After the dramatic collapse of its shares in late April, spurred by higher-than-expected losses, Teladoc Health (TDOC -0.87%) is down by more than 66% year to date. And with the pandemic no longer completely blocking people from getting in-person healthcare, it's reasonable to be worried about the ongoing appeal of telehealth services.

Likewise, Teladoc's latest earnings update is painting a picture of an increasingly unprofitable business, where growth is always just over the horizon. Is there any hope for shareholders, or are the company's issues just growing pains?

A doctor smiles while talking with a patient on the phone and viewing their laptop.

Image source: Getty Images.

What's going wrong

Teladoc offers telehealth services for primary care, mental health, and chronic illness management. To do that, it contracts healthcare providers, who then get reimbursed by the company after it collects regular subscription fees and often access fees from customers. 

Upwards of 3.4 million people in the U.S. had digital visits with Teladoc in the first quarter, and its membership base grew to reach 54.3 million, both numbers higher than ever before. If, in aggregate, the fees from these increasing numbers of visits don't add up to more than the amount it costs to provide telehealth services, growing its user base and utilization rate will end up destroying value.

It's no big deal for a growth-stage business like Teladoc to burn cash while expanding rapidly. The trouble is investors want to see the rate of those losses diminishing over time with the idea being that, eventually, profitability will come.
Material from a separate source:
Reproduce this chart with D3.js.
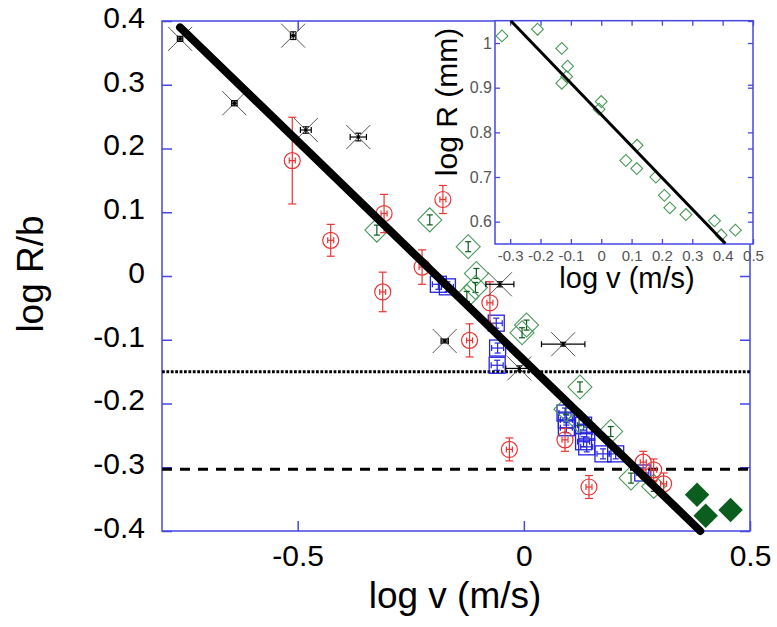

In late 2021, management said it was planning on growing its adjusted earnings before interest, taxes, depreciation, and amortization (EBITDA) margin by around 1% annually. But in its Q1 earnings report, it became clear that the plan was off the rails. In the fourth quarter, its adjusted EBITDA margin was 13.9%, whereas its first-quarter margin was a mere 9.6%.

Worse yet, management picked the release of the latest earnings report to walk back its guidance for 2022. Whereas its prior estimates held that Teladoc would have adjusted EBITDA of up to $355 million in fiscal year 2022, the new guidance tops out at $265 million. The CEO attributes the ongoing difficulty, in part, to higher advertising costs and lower-than-anticipated marketing yields, which may or may not improve soon.
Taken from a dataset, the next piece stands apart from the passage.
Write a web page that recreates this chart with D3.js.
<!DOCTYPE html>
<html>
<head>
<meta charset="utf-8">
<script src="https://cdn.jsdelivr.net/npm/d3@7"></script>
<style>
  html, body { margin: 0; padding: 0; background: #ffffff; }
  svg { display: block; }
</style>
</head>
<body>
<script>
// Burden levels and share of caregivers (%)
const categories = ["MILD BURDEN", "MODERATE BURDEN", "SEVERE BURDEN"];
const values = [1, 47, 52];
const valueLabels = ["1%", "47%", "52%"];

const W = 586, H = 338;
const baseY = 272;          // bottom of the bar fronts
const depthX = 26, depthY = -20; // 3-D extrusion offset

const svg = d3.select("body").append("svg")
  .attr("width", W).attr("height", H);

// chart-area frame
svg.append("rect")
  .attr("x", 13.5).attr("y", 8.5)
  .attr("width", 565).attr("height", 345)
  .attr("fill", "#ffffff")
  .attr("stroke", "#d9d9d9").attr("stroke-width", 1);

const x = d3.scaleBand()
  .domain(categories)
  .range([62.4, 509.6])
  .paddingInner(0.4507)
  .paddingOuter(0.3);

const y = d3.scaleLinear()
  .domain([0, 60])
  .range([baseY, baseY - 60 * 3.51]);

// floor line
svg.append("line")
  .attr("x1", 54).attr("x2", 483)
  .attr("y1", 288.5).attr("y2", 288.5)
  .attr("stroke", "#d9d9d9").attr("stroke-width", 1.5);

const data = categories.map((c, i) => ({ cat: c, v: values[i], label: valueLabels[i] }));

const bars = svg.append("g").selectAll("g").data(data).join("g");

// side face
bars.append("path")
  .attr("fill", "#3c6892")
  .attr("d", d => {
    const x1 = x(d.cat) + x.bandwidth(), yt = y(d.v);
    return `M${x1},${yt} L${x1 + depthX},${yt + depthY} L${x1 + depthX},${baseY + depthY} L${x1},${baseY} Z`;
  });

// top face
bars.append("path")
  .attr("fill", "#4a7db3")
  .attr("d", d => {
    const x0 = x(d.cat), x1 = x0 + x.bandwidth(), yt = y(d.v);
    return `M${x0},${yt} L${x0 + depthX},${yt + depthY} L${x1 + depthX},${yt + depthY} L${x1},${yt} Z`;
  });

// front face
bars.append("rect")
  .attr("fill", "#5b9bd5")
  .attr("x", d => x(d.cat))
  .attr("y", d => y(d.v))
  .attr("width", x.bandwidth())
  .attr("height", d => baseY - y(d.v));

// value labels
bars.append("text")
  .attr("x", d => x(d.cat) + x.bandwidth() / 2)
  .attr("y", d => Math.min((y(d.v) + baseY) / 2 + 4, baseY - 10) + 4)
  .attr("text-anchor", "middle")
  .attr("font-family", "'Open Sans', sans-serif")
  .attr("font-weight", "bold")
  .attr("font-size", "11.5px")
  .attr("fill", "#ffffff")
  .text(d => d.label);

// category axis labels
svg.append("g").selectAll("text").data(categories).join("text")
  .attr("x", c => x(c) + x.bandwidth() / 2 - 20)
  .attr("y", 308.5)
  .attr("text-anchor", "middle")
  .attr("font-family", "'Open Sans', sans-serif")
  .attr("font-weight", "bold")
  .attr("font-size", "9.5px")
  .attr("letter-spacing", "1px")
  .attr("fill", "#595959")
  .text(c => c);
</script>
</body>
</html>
In short, the abysmal Q1 results weren't just a blip -- they were a harbinger. And that's likely why its shares crashed in late April.

What's still going well

Regardless of its difficulties in generating earnings, Teladoc is still a growing company, and it's very premature to assume its downfall. It still expects to increase its membership base by 1% to 5% this year, and its revenue could rise by as much as 23%, based on management's estimates. Plus, members are still opting to use its telehealth services at higher rates over time, with the ratio of visits to paid members reaching 23.4% in Q1 compared to only 17.5% in the same period last year. If it can keep squeezing more revenue out of each member per year, as it's been doing, it'll go a long way toward making its unit economics work profitably.
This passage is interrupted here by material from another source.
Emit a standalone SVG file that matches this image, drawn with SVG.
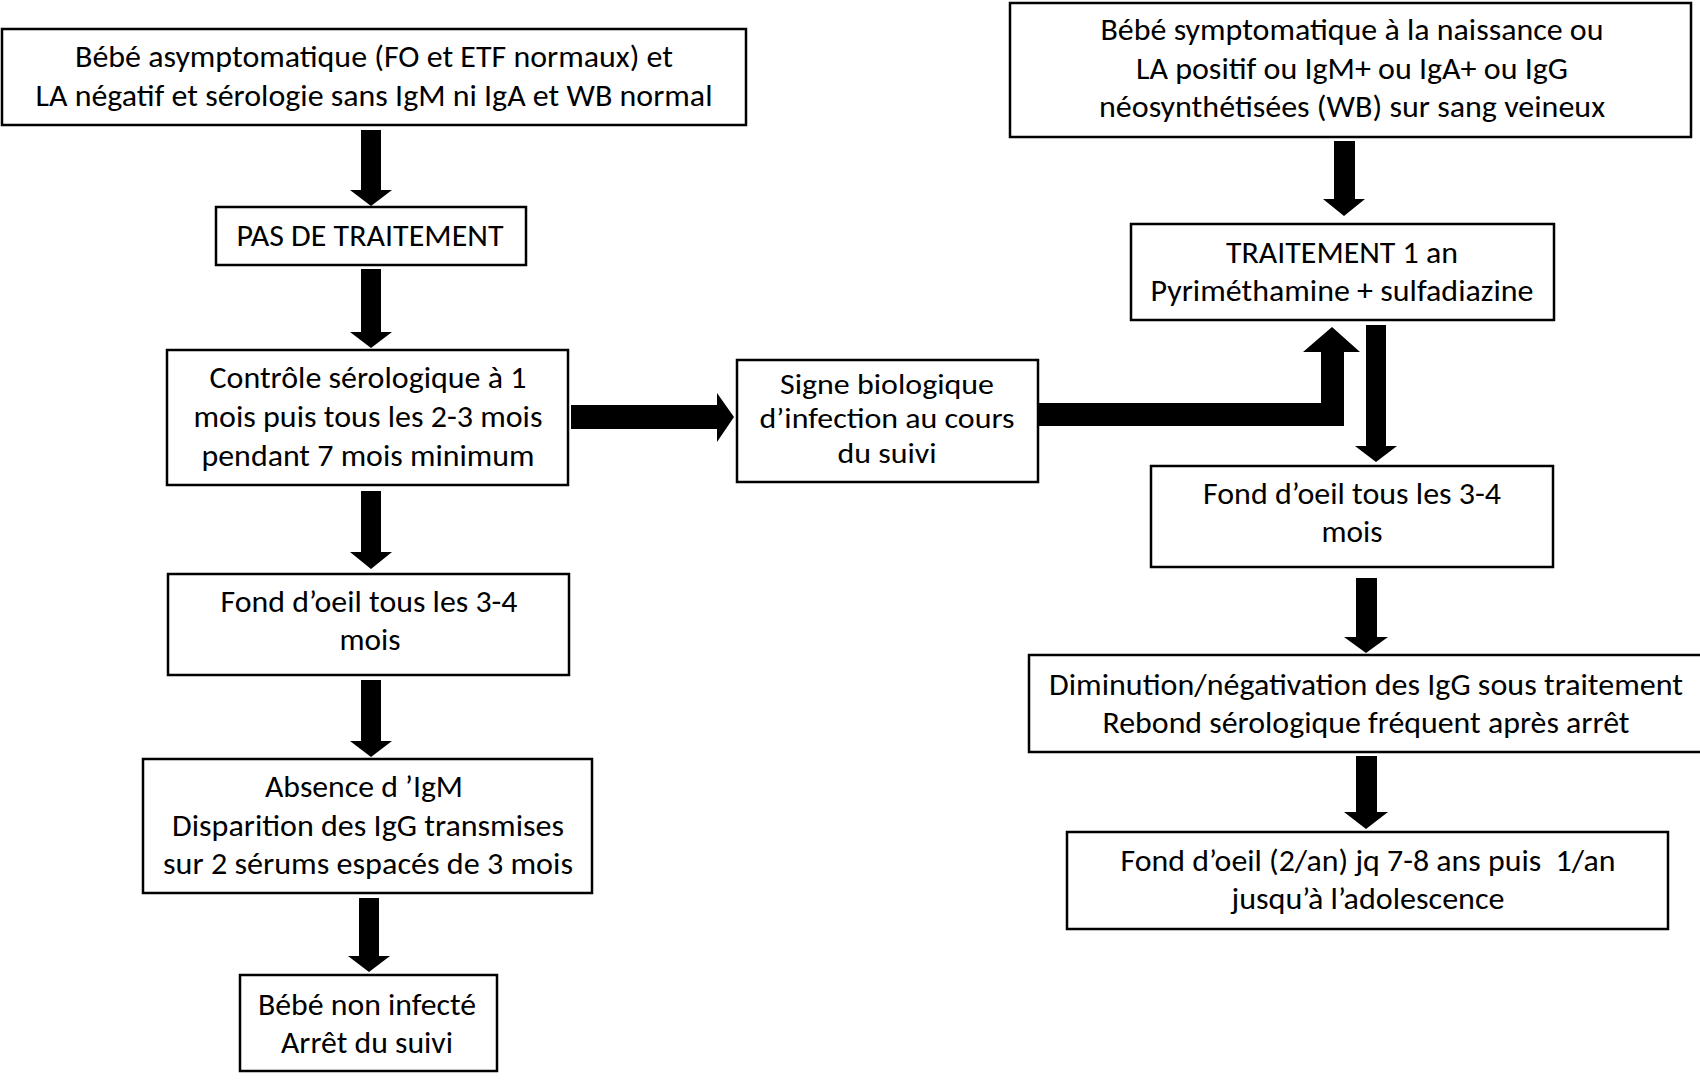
<svg xmlns="http://www.w3.org/2000/svg" width="1700" height="1082" viewBox="0 0 1700 1082">
<style>
.box{fill:#fff;stroke:#000;stroke-width:2.5}
.t{font-family:Carlito,Lato,"Liberation Sans",sans-serif;font-size:31px;fill:#000;text-anchor:middle}
.s{font-size:28.5px}
.ar{fill:#000}
</style>
<rect width="1700" height="1082" fill="#fff"/>
<g id="connectors">
<polygon class="ar" points="361,130 381,130 381,190 392,190 371,206 350,190 361,190"/>
<polygon class="ar" points="361,269 381,269 381,332 392,332 371,348 350,332 361,332"/>
<polygon class="ar" points="361,491 381,491 381,552 392,552 371,569 350,552 361,552"/>
<polygon class="ar" points="361,680 381,680 381,741 392,741 371,757 350,741 361,741"/>
<polygon class="ar" points="359,898 379,898 379,956 390,956 369,972 348,956 359,956"/>
<polygon class="ar" points="571,405 717,405 717,393 734,417 717,442 717,429 571,429"/>
<polygon class="ar" points="1039,403 1321,403 1321,352 1303,352 1332,327 1360,352 1344,352 1344,426 1039,426"/>
<polygon class="ar" points="1334,141 1355,141 1355,199 1365,199 1344,216 1323,199 1334,199"/>
<polygon class="ar" points="1366,325 1386,325 1386,446 1397,446 1376,462 1355,446 1366,446"/>
<polygon class="ar" points="1356,578 1377,578 1377,637 1388,637 1366,653 1344,637 1356,637"/>
<polygon class="ar" points="1356,756 1377,756 1377,812 1388,812 1366,829 1344,812 1356,812"/>
</g>
<g id="n1">
<rect class="box" x="2" y="29" width="744" height="96"/>
<text class="t" x="374" y="67" textLength="598" lengthAdjust="spacingAndGlyphs">Bébé asymptomatique (FO et ETF normaux) et</text>
<text class="t" x="374" y="106" textLength="677" lengthAdjust="spacingAndGlyphs">LA négatif et sérologie sans IgM ni IgA et WB normal</text>
</g>
<g id="n2">
<rect class="box" x="216" y="207" width="310" height="58"/>
<text class="t" x="370" y="246" textLength="267" lengthAdjust="spacingAndGlyphs">PAS DE TRAITEMENT</text>
</g>
<g id="n3">
<rect class="box" x="167" y="350" width="401" height="135"/>
<text class="t" x="368" y="388" textLength="317" lengthAdjust="spacingAndGlyphs">Contrôle sérologique à 1</text>
<text class="t" x="368" y="427" textLength="349" lengthAdjust="spacingAndGlyphs">mois puis tous les 2-3 mois</text>
<text class="t" x="368" y="466" textLength="333" lengthAdjust="spacingAndGlyphs">pendant 7 mois minimum</text>
</g>
<g id="n4">
<rect class="box" x="168" y="574" width="401" height="101"/>
<text class="t" x="369" y="612" textLength="297" lengthAdjust="spacingAndGlyphs">Fond d’oeil tous les 3-4</text>
<text class="t" x="370" y="650" textLength="61" lengthAdjust="spacingAndGlyphs">mois</text>
</g>
<g id="n5">
<rect class="box" x="143" y="759" width="449" height="134"/>
<text class="t" x="364" y="797" textLength="198" lengthAdjust="spacingAndGlyphs">Absence d ’IgM</text>
<text class="t" x="368" y="836" textLength="392" lengthAdjust="spacingAndGlyphs">Disparition des IgG transmises</text>
<text class="t" x="368" y="874" textLength="410" lengthAdjust="spacingAndGlyphs">sur 2 sérums espacés de 3 mois</text>
</g>
<g id="n6">
<rect class="box" x="240" y="975" width="257" height="96"/>
<text class="t" x="367" y="1015" textLength="218" lengthAdjust="spacingAndGlyphs">Bébé non infecté</text>
<text class="t" x="367" y="1053" textLength="172" lengthAdjust="spacingAndGlyphs">Arrêt du suivi</text>
</g>
<g id="n7">
<rect class="box" x="737" y="360" width="301" height="122"/>
<text class="t s" x="887" y="394" textLength="214" lengthAdjust="spacingAndGlyphs">Signe biologique</text>
<text class="t s" x="887" y="428" textLength="255" lengthAdjust="spacingAndGlyphs">d’infection au cours</text>
<text class="t s" x="887" y="463" textLength="99" lengthAdjust="spacingAndGlyphs">du suivi</text>
</g>
<g id="n8">
<rect class="box" x="1010" y="3" width="681" height="134"/>
<text class="t" x="1352" y="40" textLength="503" lengthAdjust="spacingAndGlyphs">Bébé symptomatique à la naissance ou</text>
<text class="t" x="1352" y="79" textLength="432" lengthAdjust="spacingAndGlyphs">LA positif ou IgM+ ou IgA+ ou IgG</text>
<text class="t" x="1352" y="117" textLength="506" lengthAdjust="spacingAndGlyphs">néosynthétisées (WB) sur sang veineux</text>
</g>
<g id="n9">
<rect class="box" x="1131" y="224" width="423" height="96"/>
<text class="t" x="1342" y="263" textLength="232" lengthAdjust="spacingAndGlyphs">TRAITEMENT 1 an</text>
<text class="t" x="1342" y="301" textLength="383" lengthAdjust="spacingAndGlyphs">Pyriméthamine + sulfadiazine</text>
</g>
<g id="n10">
<rect class="box" x="1151" y="466" width="402" height="101"/>
<text class="t" x="1352" y="504" textLength="298" lengthAdjust="spacingAndGlyphs">Fond d’oeil tous les 3-4</text>
<text class="t" x="1352" y="542" textLength="61" lengthAdjust="spacingAndGlyphs">mois</text>
</g>
<g id="n11">
<rect class="box" x="1029" y="655" width="674" height="97"/>
<text class="t" x="1366" y="695" textLength="634" lengthAdjust="spacingAndGlyphs">Diminution/négativation des IgG sous traitement</text>
<text class="t" x="1366" y="733" textLength="527" lengthAdjust="spacingAndGlyphs">Rebond sérologique fréquent après arrêt</text>
</g>
<g id="n12">
<rect class="box" x="1067" y="832" width="601" height="97"/>
<text class="t" x="1368" y="871" textLength="495" lengthAdjust="spacingAndGlyphs" xml:space="preserve">Fond d’oeil (2/an) jq 7-8 ans puis  1/an</text>
<text class="t" x="1368" y="909" textLength="273" lengthAdjust="spacingAndGlyphs">jusqu’à l’adolescence</text>
</g>
</svg>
It also has nearly $839 million in cash and equivalents. Considering its trailing 12-month operating expenses of more than $1.6 billion and revenue of more than $2.1 billion, that sum could keep the lights on for quite some time. So what does all this mean for Teladoc's stock price specifically?

The ride could stay bumpy for a while

It's going to continue being a difficult time to be a Teladoc shareholder for at least the rest of this year. The Federal Reserve's ongoing efforts to hike the rate at which companies can borrow money has created a market environment that is quite hostile to unprofitable businesses like Teladoc. And the fact that the company's progress toward higher margins has been recently interrupted and isn't expected to get back on track anytime soon makes the situation all the worse.

Nonetheless, the business is the leader in telehealth, and people who buy shares of it today could well be sitting on big gains a few years down the line. For the moment, though, it's probably best to stay away until management proposes a plan for reducing its mounting losses.